In Aspects of the Theory Syntax, Chomsky puts forth the claim that linguistics (within his model of methodological naturalism) is the study of the ideal speaker-listener, which I should say is something I criticize, but that’s an entirely different post:
“Linguistic theory is concerned primarily with an ideal speaker-listener, in a completely homogeneous speech-community, who knows its language perfectly and is unaffected by such grammatically irrelevant conditions as memory limitations, distractions, shifts of attention and interest, and errors (random or characteristic) in applying his knowledge of the language in actual performance.” Chomsky (1965), Aspects, p3.
Obviously this is a grand claim. Anyone with a brain is affected by memory limitations. People get distracted, and people make errors (slips of the tongue, etc.). So, obviously this is a silly idea, right? I mean, not even Chomsky is the ideal-speaker listener. The ideal speaker-listener doesn’t exist. The ideal-speaker listener is a theoretical construct. The ideal speaker-listener is a scientific idealization
Why the hell am I talking about this? Believe it or not, I am tying it into the noble Craft. The Craft itself is perfect. Flawless. It’s members are blemishes on the facade of the temple. Our members make errors. We become distracted, bogged down in pettiness. Freemasonry still drags on.
At the end of the day, when the Salt Lake City Masonic Temple is in ruins, the jewels and ornaments of the lodge-room are discarded, when the last demit is read on the lodge floor, one thing remains:
Men who strive to achieve the ideal of Freemasonry clothed in plain white Aprons, ready to labor.
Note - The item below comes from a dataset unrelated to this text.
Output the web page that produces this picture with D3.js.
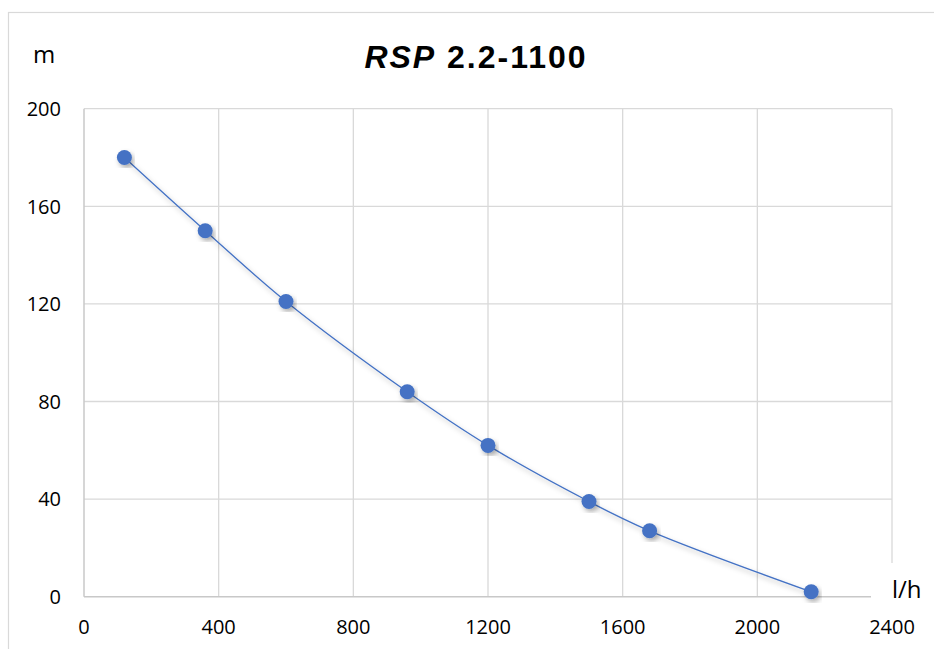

3 Responses to “Idealizations.”
Okay - let’s go there. Neither of us will be in NYC to see the Rose Circle presentation of Ritual Pyschology, but let us for the moment, pretend we actually know what we are talking about.
In terms of language, how does the speaker-listen model operate within a system whose primary means of communication is expressed through iconography and experience?
PotS
J.
By J. on Apr 8, 2008
I didn’t really intend for this be explicitly about Chomsky’s I-model, but alright. Let’s go there.
I think your question arises from a misunderstanding of what the I-model is. There is a lot of theory and philosophy behind the construct, and understanding what Chomsky is (a genuine Cartesian, minus dualism), it makes perfect sense. The ideal speaker-listener is more of a set of assumptions to move forward with. That is, there is a universal, generative grammar that each human is born with, knows perfectly, and tacitly. Innate ideas. As Chomsky would say, that communication gets in the way is as obvious as it is irrelevant. He just isn’t interested in it.
To Chomsky, experience doesn’t even enter into this. Really, neither does communication. Experience is an empiricists perspective, not a Cartesian one. Experience gives us words maybe, but the actual core of language (rules, etc) are known innately in propositional form.
Communication, well, that’s really interesting. First, the I-model is only about knowing the propositions and rules. Communication is something entirely different. Steven Pinker and Ray Jackendoff would take the position that language evolved as a means of communication. Chomsky (2005) (if you can’t get the article, I’ll email it to you) goes so far as to say that Phonetic form is an accident. That is, (linguistic) communication is an accident. A convenient accident, but an accident nonetheless.
Really, I have plenty of reasons to criticize everything from the I-model to his more recent views on communication. That’s a different post though. This is just clarifying terms.
By Rob on Apr 8, 2008
That response could have merited its own post.